[Exercise requirements]: Leave out every picture, then output exactly the lines between the ones holding "Clone this chart in matplotlib." and "ax.axvline(b, color=grid_c, linewidth=1, zorder=1)", inclusive, and nothing beyond them.

[Data lines]:

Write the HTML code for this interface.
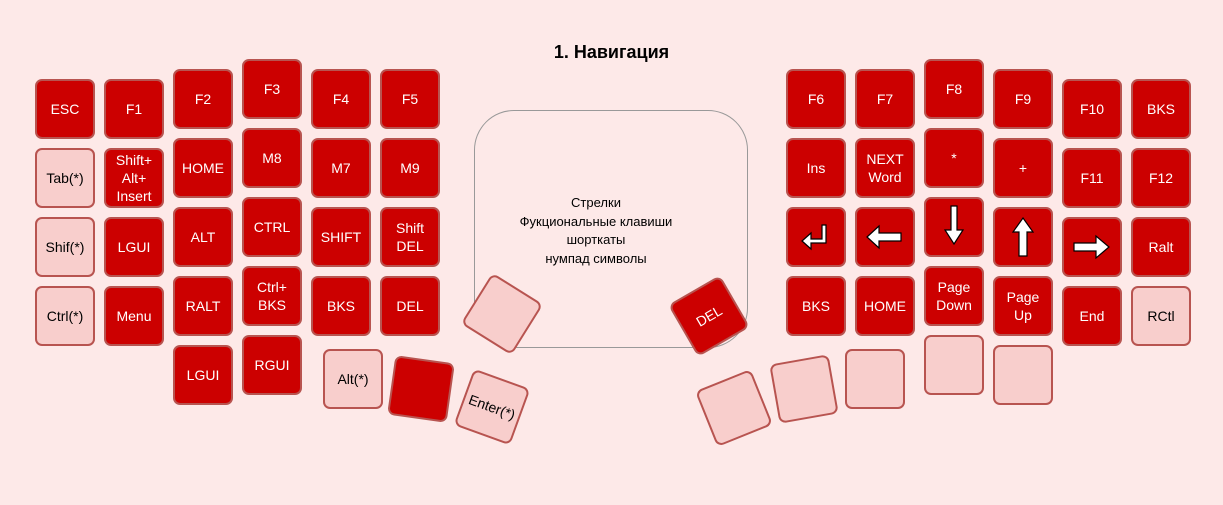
<!DOCTYPE html>
<html><head><meta charset="utf-8"><style>
body{margin:0;width:1223px;height:505px;background:#fde9e8;position:relative;overflow:hidden;font-family:"Liberation Sans",sans-serif}
.k{position:absolute;width:60px;height:60px;box-sizing:border-box;border:2px solid #b85450;border-radius:7px;background:#cc0000;color:#fff;font-size:14px;display:flex;align-items:center;justify-content:center;text-align:center;line-height:18px}
.l{background:#f8cecc;color:#000}
.t{position:absolute;left:0;width:1223px;top:42px;text-align:center;font-weight:bold;font-size:18px}
.box{position:absolute;left:474px;top:110px;width:274px;height:238px;box-sizing:border-box;border:1px solid #999;border-radius:40px}
.c{position:absolute;left:474px;width:244px;top:194px;text-align:center;font-size:13px;line-height:18.5px}
</style></head><body>
<div class="t">1. Навигация</div>
<div class="box"></div>
<div class="c">Стрелки<br>Фукциональные клавиши<br>шорткаты<br>нумпад символы</div>

<div class="k" style="left:35px;top:79px">ESC</div>
<div class="k l" style="left:35px;top:148px">Tab(*)</div>
<div class="k l" style="left:35px;top:217px">Shif(*)</div>
<div class="k l" style="left:35px;top:286px">Ctrl(*)</div>
<div class="k" style="left:104px;top:79px">F1</div>
<div class="k" style="left:104px;top:148px">Shift+<br>Alt+<br>Insert</div>
<div class="k" style="left:104px;top:217px">LGUI</div>
<div class="k" style="left:104px;top:286px">Menu</div>
<div class="k" style="left:173px;top:69px">F2</div>
<div class="k" style="left:173px;top:138px">HOME</div>
<div class="k" style="left:173px;top:207px">ALT</div>
<div class="k" style="left:173px;top:276px">RALT</div>
<div class="k" style="left:173px;top:345px">LGUI</div>
<div class="k" style="left:242px;top:59px">F3</div>
<div class="k" style="left:242px;top:128px">M8</div>
<div class="k" style="left:242px;top:197px">CTRL</div>
<div class="k" style="left:242px;top:266px">Ctrl+<br>BKS</div>
<div class="k" style="left:242px;top:335px">RGUI</div>
<div class="k" style="left:311px;top:69px">F4</div>
<div class="k" style="left:311px;top:138px">M7</div>
<div class="k" style="left:311px;top:207px">SHIFT</div>
<div class="k" style="left:311px;top:276px">BKS</div>
<div class="k" style="left:380px;top:69px">F5</div>
<div class="k" style="left:380px;top:138px">M9</div>
<div class="k" style="left:380px;top:207px">Shift<br>DEL</div>
<div class="k" style="left:380px;top:276px">DEL</div>

<div class="k l" style="left:323px;top:349px">Alt(*)</div>
<div class="k" style="left:391px;top:359px;transform:rotate(8deg)"></div>
<div class="k l" style="left:462px;top:377px;transform:rotate(20deg)">Enter(*)</div>
<div class="k l" style="left:472px;top:284px;transform:rotate(32deg)"></div>
<div class="k" style="left:679px;top:286px;transform:rotate(-30deg)">DEL</div>

<div class="k l" style="left:704px;top:378px;transform:rotate(-22deg)"></div>
<div class="k l" style="left:774px;top:359px;transform:rotate(-10deg)"></div>
<div class="k l" style="left:845px;top:349px"></div>
<div class="k l" style="left:924px;top:335px"></div>
<div class="k l" style="left:993px;top:345px"></div>

<div class="k" style="left:786px;top:69px">F6</div>
<div class="k" style="left:786px;top:138px">Ins</div>
<div class="k" style="left:786px;top:207px"><svg width="40" height="40" viewBox="0 0 40 40"><path d="M26 8h4v18H15v6L6 24l9-8v6h11z" fill="#fff" stroke="#000" stroke-width="1.2"/></svg></div>
<div class="k" style="left:786px;top:276px">BKS</div>
<div class="k" style="left:855px;top:69px">F7</div>
<div class="k" style="left:855px;top:138px">NEXT<br>Word</div>
<div class="k" style="left:855px;top:207px"><svg width="44" height="40" viewBox="0 0 44 40"><path d="M4 20l12-11v7h22v8H16v7z" fill="#fff" stroke="#000" stroke-width="1.2"/></svg></div>
<div class="k" style="left:855px;top:276px">HOME</div>
<div class="k" style="left:924px;top:59px">F8</div>
<div class="k" style="left:924px;top:128px">*</div>
<div class="k" style="left:924px;top:197px"><svg width="40" height="50" viewBox="0 0 40 50"><path d="M17 4h6v24h6L20 42 11 28h6z" fill="#fff" stroke="#000" stroke-width="1.2"/></svg></div>
<div class="k" style="left:924px;top:266px">Page<br>Down</div>
<div class="k" style="left:993px;top:69px">F9</div>
<div class="k" style="left:993px;top:138px">+</div>
<div class="k" style="left:993px;top:207px"><svg width="40" height="50" viewBox="0 0 40 50"><path d="M20 6l10 14h-6v24h-8V20h-6z" fill="#fff" stroke="#000" stroke-width="1.2"/></svg></div>
<div class="k" style="left:993px;top:276px">Page<br>Up</div>
<div class="k" style="left:1062px;top:79px">F10</div>
<div class="k" style="left:1062px;top:148px">F11</div>
<div class="k" style="left:1062px;top:217px"><svg width="44" height="40" viewBox="0 0 44 40"><path d="M4 16h22V9l13 11-13 11v-7H4z" fill="#fff" stroke="#000" stroke-width="1.2"/></svg></div>
<div class="k" style="left:1062px;top:286px">End</div>
<div class="k" style="left:1131px;top:79px">BKS</div>
<div class="k" style="left:1131px;top:148px">F12</div>
<div class="k" style="left:1131px;top:217px">Ralt</div>
<div class="k l" style="left:1131px;top:286px">RCtl</div>
</body></html>
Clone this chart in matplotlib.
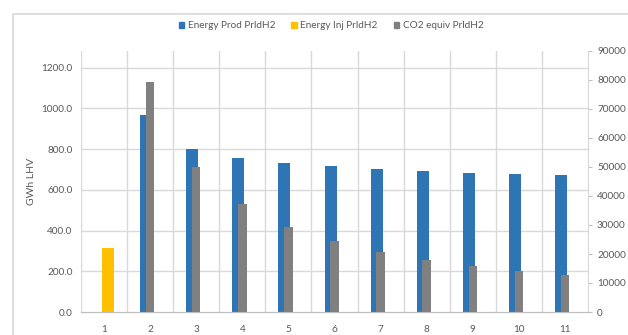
import matplotlib
matplotlib.use("Agg")
import matplotlib.pyplot as plt
from matplotlib.patches import Rectangle
import numpy as np

# ---------------- data ----------------
categories = [1, 2, 3, 4, 5, 6, 7, 8, 9, 10, 11]
energy_prod = [0, 970, 803, 758, 730, 717, 702, 692, 684, 679, 674]        # GWh LHV
energy_inj = [316, 0, 0, 0, 0, 0, 0, 0, 0, 0, 0]                          # GWh LHV
co2_equiv = [0, 79300, 50000, 37100, 29300, 24400, 20600, 17800, 15800, 14100, 12800]

left_ticks = [0, 200, 400, 600, 800, 1000, 1200]
right_ticks = list(range(0, 90001, 10000))

# ---------------- style ----------------
plt.rcParams['font.family'] = ['Lato', 'DejaVu Sans']
txt = "#595959"
grid_c = "#d9d9d9"
blue = "#2e75b6"
yellow = "#ffc000"
grey = "#808080"
fs = 7.2

fig = plt.figure(figsize=(6.28, 3.35), dpi=100)

# chart-area border
fig.patches.append(Rectangle((13 / 628, -0.1), 1.0, 1.1 - 14 / 335,
                             transform=fig.transFigure, fill=False,
                             edgecolor=grid_c, linewidth=1.2))

ax = fig.add_axes([81 / 628, 23 / 335, 507 / 628, 261 / 335])
ax2 = ax.twinx()

x = np.array(categories)

# primary axis bars
ax.bar(x - 0.085, energy_prod, width=0.26, color=blue, zorder=3)
ax.bar(x + 0.088, energy_inj, width=0.26, color=yellow, zorder=3)

# secondary axis bars
ax2.bar(x, co2_equiv, width=0.185, color=grey, zorder=3)

ax.set_xlim(0.5, 11.5)
ax.set_ylim(0, 1282)
ax2.set_ylim(0, 90000)

ax.set_xticks(categories)
ax.set_xticklabels([str(c) for c in categories])
ax.set_yticks(left_ticks)
ax.set_yticklabels([f"{v:.1f}" for v in left_ticks])
ax2.set_yticks(right_ticks)
ax2.set_yticklabels([str(v) for v in right_ticks])

# grid: horizontal on value ticks, vertical between categories
for v in left_ticks[1:]:
    ax.axhline(v, color=grid_c, linewidth=1, zorder=1)
for b in np.arange(0.5, 11.5, 1.0):
    ax.axvline(b, color=grid_c, linewidth=1, zorder=1)

for a in (ax, ax2):
    a.spines['top'].set_visible(False)
    a.spines['left'].set_visible(False)
    a.spines['right'].set_visible(False)
    a.spines['bottom'].set_color("#bfbfbf")
ax2.spines['right'].set_visible(True)
ax2.spines['right'].set_color(grid_c)

ax.tick_params(axis='y', length=0, pad=6, labelsize=fs, labelcolor=txt)
ax.tick_params(axis='x', length=0, pad=9, labelsize=fs, labelcolor=txt)
ax2.tick_params(axis='y', length=3, color="#bfbfbf", pad=3.5, labelsize=fs, labelcolor=txt)

ax.set_ylabel("GWh LHV", fontsize=fs + 0.3, color=txt, labelpad=4)

# legend
handles = [Rectangle((0, 0), 1, 1, color=c) for c in (blue, yellow, grey)]
fig.legend(handles, ["Energy Prod PrldH2", "Energy Inj PrldH2", "CO2 equiv PrldH2"],
           loc='center', bbox_to_anchor=(0.527, 1 - 26 / 335), ncol=3, frameon=False,
           fontsize=fs, labelcolor=txt, handlelength=0.55, handleheight=0.55,
           handletextpad=0.35, columnspacing=1.6)

fig.savefig("out.png", dpi=100)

[Expected answer]:
Clone this chart in matplotlib.
import matplotlib
matplotlib.use("Agg")
import matplotlib.pyplot as plt
from matplotlib.patches import Rectangle
import numpy as np

# ---------------- data ----------------
categories = [1, 2, 3, 4, 5, 6, 7, 8, 9, 10, 11]
energy_prod = [0, 970, 803, 758, 730, 717, 702, 692, 684, 679, 674]        # GWh LHV
energy_inj = [316, 0, 0, 0, 0, 0, 0, 0, 0, 0, 0]                          # GWh LHV
co2_equiv = [0, 79300, 50000, 37100, 29300, 24400, 20600, 17800, 15800, 14100, 12800]

left_ticks = [0, 200, 400, 600, 800, 1000, 1200]
right_ticks = list(range(0, 90001, 10000))

# ---------------- style ----------------
plt.rcParams['font.family'] = ['Lato', 'DejaVu Sans']
txt = "#595959"
grid_c = "#d9d9d9"
blue = "#2e75b6"
yellow = "#ffc000"
grey = "#808080"
fs = 7.2

fig = plt.figure(figsize=(6.28, 3.35), dpi=100)

# chart-area border
fig.patches.append(Rectangle((13 / 628, -0.1), 1.0, 1.1 - 14 / 335,
                             transform=fig.transFigure, fill=False,
                             edgecolor=grid_c, linewidth=1.2))

ax = fig.add_axes([81 / 628, 23 / 335, 507 / 628, 261 / 335])
ax2 = ax.twinx()

x = np.array(categories)

# primary axis bars
ax.bar(x - 0.085, energy_prod, width=0.26, color=blue, zorder=3)
ax.bar(x + 0.088, energy_inj, width=0.26, color=yellow, zorder=3)

# secondary axis bars
ax2.bar(x, co2_equiv, width=0.185, color=grey, zorder=3)

ax.set_xlim(0.5, 11.5)
ax.set_ylim(0, 1282)
ax2.set_ylim(0, 90000)

ax.set_xticks(categories)
ax.set_xticklabels([str(c) for c in categories])
ax.set_yticks(left_ticks)
ax.set_yticklabels([f"{v:.1f}" for v in left_ticks])
ax2.set_yticks(right_ticks)
ax2.set_yticklabels([str(v) for v in right_ticks])

# grid: horizontal on value ticks, vertical between categories
for v in left_ticks[1:]:
    ax.axhline(v, color=grid_c, linewidth=1, zorder=1)
for b in np.arange(0.5, 11.5, 1.0):
    ax.axvline(b, color=grid_c, linewidth=1, zorder=1)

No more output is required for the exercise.